Beyond Islamic financial services, where do you see further opportunity for collaboration among WIEF’s attendees?
HITAM: Participation at the World Islamic Economic Forum is not by country, even though we proudly talk about how many countries are represented. People do not represent their own country. They represent their own business. They come to network and discuss business possibilities. Investment, trade, and many other different types of business are discussed once they get together at WIEF. There are 61 countries represented at this conference, which makes it very productive. Each time we hold a forum, the participation has been very widespread. Business people would not waste their time here if they didn’t see potential. We help to facilitate this.
With regard to trade and investment, which areas in the Islamic world represent the best investment opportunities?
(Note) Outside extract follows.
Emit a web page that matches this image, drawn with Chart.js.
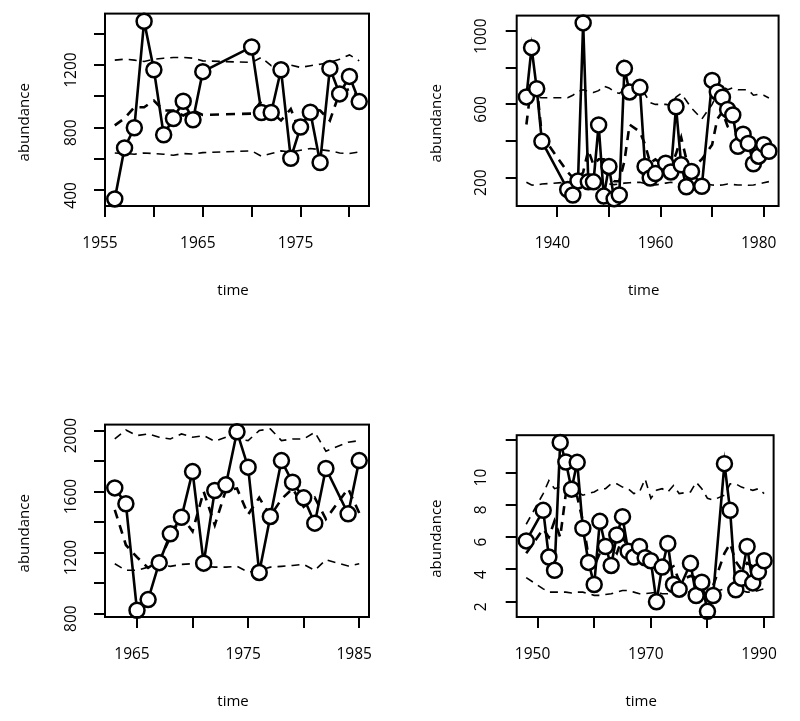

HITAM: Malaysia is of course a great country for investment opportunities. Indonesia is a large and vibrant Islamic country. Bangladesh is very active as well. We are going to have one of the largest representations from Bangladesh, made up of good quality business people. They are looking at investment opportunities here in Malaysia and they are very welcome. They are very serious about investing. Bangladesh projects an image of low-level possibilities, but they are growing quite rapidly. If a country manages to attract investments, there is a spillover effect that benefits everyone. Whether it is investments or trade, there are benefits. For example, I saw Somalia on a list of countries that came to WIEF. Somalia came to look at opportunities and possibilities. Anything that they manage to bring back will benefit their country indirectly. This is what we call the spillover effects of business.
Within the last decade there has been turmoil and scandals in Western banking, which have caused business communities all over the world to become disillusioned with the way Western banks conduct themselves. Naturally, there was a search for a better alternative. There is great interest in Islamic finance as this alternative.